Snow would be brief and relatively light: two inches or less for most of North Alabama and maybe a bit more in Southern Tennessee and on the higher mountains in the region. We know that 1-2” of snow here is significant, but we want to distinguish this from historic storms like those in 2015, 2011, 2010 and the big one in ’93; it’s not looking like those at all.
This is one model’s projection of the snow; it’s not a great idea to make official plans based on a single model, but this is one of the pieces of information we’ve looked at and believe is plausible based on the trends and expectations from a system like this.
What kind of impact will it have? It’s hard to say. Temperatures will be above freezing for about 72 hours prior to the snow, and it will likely rain some before it changes to snow. Roads may be in good shape for a while but could turn icy as temperatures nose dive Tuesday: from the 40s at midnight to the 20s in the afternoon.
Frigid weather: Last January was cold; we dropped to 7ºF at Huntsville International last year, and this batch of cold air looks similar to that. There’s one difference, though: snow on the ground. If we do get 1-3” of snowfall, that could send the low temperatures as cold as 0ºF to 5ºF by Thursday morning.

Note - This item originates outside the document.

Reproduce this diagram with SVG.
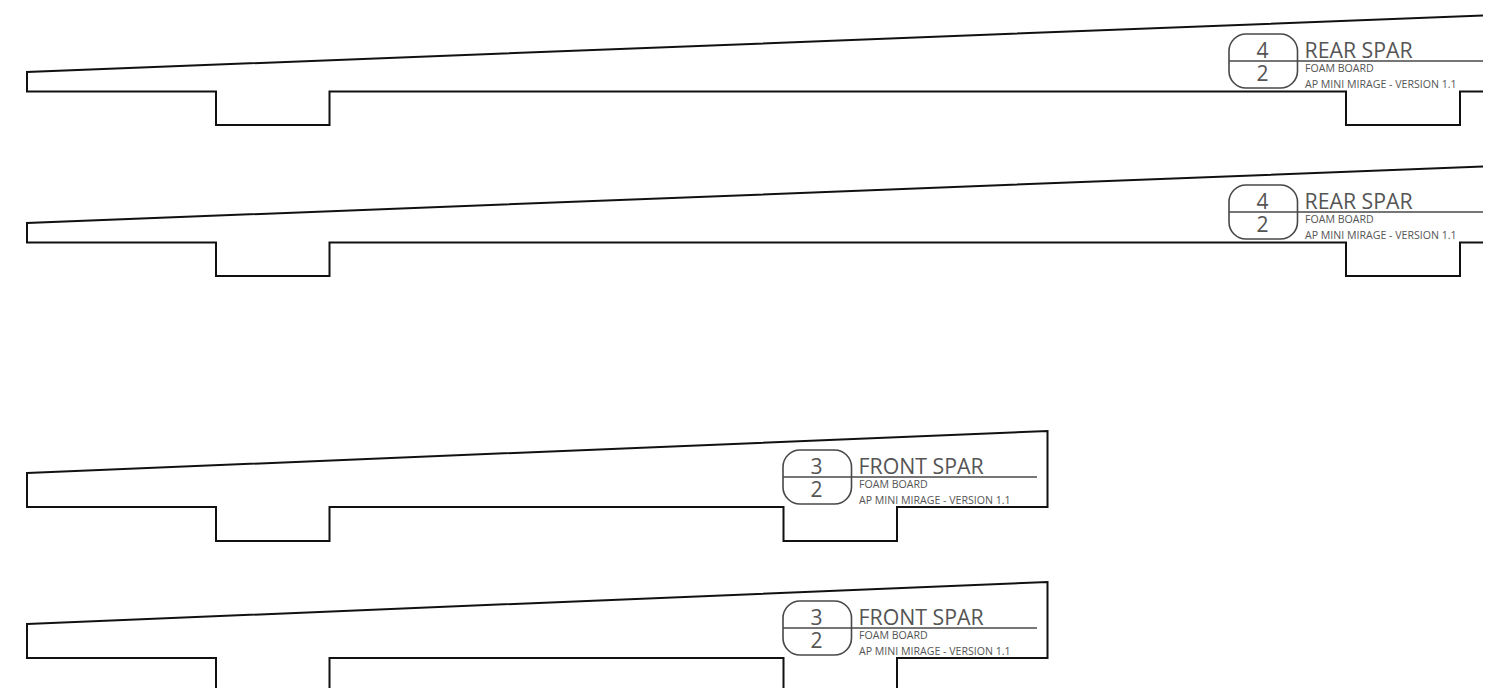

How concrete is this forecast? It’s not ‘set’ yet, but the odds of snow are looking good better day by day. Is it guaranteed? No. There’s a chance it could dry up before it gets cold enough to make accumulating snow. There’s also a chance that it could phase up even better than it looks right now and give us more than projected. We’re talking about liquid equivalency here from 0.1 to 0.4 inches; we don’t try to break down rainfall to that level this far out, so that’s what accounts for the range and the uncertainty.